Remains of Big Horn Fire 2022
Extreme heat, high wind, years of drought. From California coast to the southwest, the country is on fire. In the past ten years, hundreds of thousands of acres have burnt and are burning. In June 2020, I spent a month in Tucson, Arizona during the Bighorn fire, which devoured 120,000 acres of Santa Catalina Mountains. Ready to evacuate at a moment’s notice, we watched the mountain glowing red at night, nervously waiting for the monsoon season to start. It’s one thing to read about a catastrophic wildfire in Apple’s newsfeed. It’s another thing to witness one in close proximity. Two years later, I visited one of the burn sites. Life continues even where the fire had blazed through not too long ago. You can see new growth, shrubs and wild flowers blooming in stark contrast to charred and blackened mesquite and pine trees. In many cases, the heat of the blaze produced a gallery of grotesque forms: twisted trunks and warped branches and detached outer barks. Charred, naked, hollowed, the trees remain standing, as if they are there to tell us what they witnessed, hanging onto the memory.
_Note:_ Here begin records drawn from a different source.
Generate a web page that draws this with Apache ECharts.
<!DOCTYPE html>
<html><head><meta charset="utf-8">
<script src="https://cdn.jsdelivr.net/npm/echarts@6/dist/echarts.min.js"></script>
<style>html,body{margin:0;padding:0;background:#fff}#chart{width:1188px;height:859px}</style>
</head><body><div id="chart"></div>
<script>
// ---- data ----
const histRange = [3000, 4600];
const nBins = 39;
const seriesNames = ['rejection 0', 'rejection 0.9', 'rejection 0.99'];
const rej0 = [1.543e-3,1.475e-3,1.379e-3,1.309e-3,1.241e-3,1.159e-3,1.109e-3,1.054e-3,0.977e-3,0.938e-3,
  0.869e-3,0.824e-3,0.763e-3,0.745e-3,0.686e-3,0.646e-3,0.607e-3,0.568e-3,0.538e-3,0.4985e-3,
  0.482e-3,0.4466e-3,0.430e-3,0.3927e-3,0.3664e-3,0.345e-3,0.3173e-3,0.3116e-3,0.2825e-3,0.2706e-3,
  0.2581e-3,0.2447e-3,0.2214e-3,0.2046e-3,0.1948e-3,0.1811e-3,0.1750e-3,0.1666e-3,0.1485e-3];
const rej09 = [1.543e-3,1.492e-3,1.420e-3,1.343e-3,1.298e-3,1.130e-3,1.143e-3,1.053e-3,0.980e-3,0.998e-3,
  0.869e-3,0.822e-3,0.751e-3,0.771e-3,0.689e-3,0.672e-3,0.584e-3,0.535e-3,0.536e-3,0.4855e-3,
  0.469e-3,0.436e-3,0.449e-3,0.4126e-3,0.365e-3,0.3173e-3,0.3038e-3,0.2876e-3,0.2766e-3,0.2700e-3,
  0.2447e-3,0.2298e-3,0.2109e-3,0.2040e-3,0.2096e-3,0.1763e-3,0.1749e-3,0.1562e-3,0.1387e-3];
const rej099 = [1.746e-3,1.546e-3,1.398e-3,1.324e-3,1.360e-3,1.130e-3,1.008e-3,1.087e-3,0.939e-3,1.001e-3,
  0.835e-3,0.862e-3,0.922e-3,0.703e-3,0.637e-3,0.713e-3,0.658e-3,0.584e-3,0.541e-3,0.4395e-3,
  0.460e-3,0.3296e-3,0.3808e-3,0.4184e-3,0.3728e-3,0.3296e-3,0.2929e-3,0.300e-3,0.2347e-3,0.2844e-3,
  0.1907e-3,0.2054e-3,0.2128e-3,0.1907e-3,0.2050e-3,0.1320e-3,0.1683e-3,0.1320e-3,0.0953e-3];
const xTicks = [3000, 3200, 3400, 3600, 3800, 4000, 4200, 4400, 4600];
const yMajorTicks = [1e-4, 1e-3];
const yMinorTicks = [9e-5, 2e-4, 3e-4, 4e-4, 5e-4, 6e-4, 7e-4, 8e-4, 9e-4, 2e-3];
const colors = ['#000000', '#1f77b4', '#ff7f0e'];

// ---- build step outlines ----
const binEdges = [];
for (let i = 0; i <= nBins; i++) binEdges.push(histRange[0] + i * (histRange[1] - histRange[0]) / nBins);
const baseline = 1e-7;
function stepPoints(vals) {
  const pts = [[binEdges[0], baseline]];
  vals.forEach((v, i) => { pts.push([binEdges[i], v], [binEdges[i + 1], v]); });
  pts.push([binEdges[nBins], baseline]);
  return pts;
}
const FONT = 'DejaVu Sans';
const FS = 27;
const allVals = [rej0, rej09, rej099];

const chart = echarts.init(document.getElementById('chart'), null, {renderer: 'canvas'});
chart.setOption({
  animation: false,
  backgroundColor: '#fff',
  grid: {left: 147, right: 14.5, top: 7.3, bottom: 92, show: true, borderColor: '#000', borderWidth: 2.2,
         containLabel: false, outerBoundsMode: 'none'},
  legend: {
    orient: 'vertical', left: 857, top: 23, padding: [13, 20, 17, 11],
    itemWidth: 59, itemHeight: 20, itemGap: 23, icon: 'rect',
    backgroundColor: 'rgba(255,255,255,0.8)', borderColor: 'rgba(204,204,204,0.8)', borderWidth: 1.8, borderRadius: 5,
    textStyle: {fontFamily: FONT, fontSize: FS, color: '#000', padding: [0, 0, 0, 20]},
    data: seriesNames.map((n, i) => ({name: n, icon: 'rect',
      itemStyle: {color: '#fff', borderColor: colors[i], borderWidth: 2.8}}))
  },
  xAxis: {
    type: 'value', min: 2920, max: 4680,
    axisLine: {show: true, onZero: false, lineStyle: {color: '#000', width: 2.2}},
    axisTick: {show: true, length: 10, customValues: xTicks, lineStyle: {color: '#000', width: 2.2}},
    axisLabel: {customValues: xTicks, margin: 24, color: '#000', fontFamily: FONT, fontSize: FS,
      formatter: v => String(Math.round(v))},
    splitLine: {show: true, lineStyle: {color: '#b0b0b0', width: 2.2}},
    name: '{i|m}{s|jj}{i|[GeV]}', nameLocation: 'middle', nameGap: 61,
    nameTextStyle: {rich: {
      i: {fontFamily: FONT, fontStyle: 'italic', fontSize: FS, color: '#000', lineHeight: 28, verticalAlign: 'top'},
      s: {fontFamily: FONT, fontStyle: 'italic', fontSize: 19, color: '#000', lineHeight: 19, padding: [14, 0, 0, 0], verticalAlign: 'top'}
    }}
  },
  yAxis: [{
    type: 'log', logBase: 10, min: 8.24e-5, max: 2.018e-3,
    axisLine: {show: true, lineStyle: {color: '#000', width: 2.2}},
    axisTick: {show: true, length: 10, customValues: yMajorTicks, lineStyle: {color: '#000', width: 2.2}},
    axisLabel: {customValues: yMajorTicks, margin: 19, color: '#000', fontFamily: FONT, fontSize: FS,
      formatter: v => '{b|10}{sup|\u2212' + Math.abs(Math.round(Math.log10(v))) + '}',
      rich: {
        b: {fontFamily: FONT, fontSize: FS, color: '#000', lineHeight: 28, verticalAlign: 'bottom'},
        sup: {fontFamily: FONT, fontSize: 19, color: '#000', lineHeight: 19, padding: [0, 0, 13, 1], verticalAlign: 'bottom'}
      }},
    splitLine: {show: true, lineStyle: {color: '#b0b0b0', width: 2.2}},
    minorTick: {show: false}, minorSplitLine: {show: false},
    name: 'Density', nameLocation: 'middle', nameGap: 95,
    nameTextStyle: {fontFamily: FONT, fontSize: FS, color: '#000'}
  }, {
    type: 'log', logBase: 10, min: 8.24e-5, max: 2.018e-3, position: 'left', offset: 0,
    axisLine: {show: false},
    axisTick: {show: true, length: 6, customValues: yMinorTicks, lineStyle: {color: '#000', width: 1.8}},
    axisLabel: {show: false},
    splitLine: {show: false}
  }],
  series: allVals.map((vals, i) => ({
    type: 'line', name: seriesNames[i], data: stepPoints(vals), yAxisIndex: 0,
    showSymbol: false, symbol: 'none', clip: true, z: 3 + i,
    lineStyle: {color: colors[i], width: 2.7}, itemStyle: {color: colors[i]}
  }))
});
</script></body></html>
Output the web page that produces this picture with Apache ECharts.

I gathered some of the remains, brought them to the house, and began cleaning off the soot and ashes. To me this act of tending was more like a conversation I had with the trees that may not have survived the fire but still had a story to tell. As I cleaned and added hand-coiled paper, I felt connected to the beauty, horror, and resilience of nature. The aftereffects of wildfires are rarely part of their story, which ordinarily focuses on the spectacular blazes that ravage large tracks of parched wilderness. Windblown flames, record heat, Hotshot crews—these are the storylines. What is there to say about burn scars themselves? Whether forests will be resilient to things like wildfires and climate change is a huge question. A lot depends on the recovery time of areas damaged by severe burns, which can be long. A piece of forest with moderate harm might show robust signs of recovery a decade from now. A really bad burn area might not recover for 100 years. As I conceive it here, the process of healing begins now with a conversation with the remains of fire.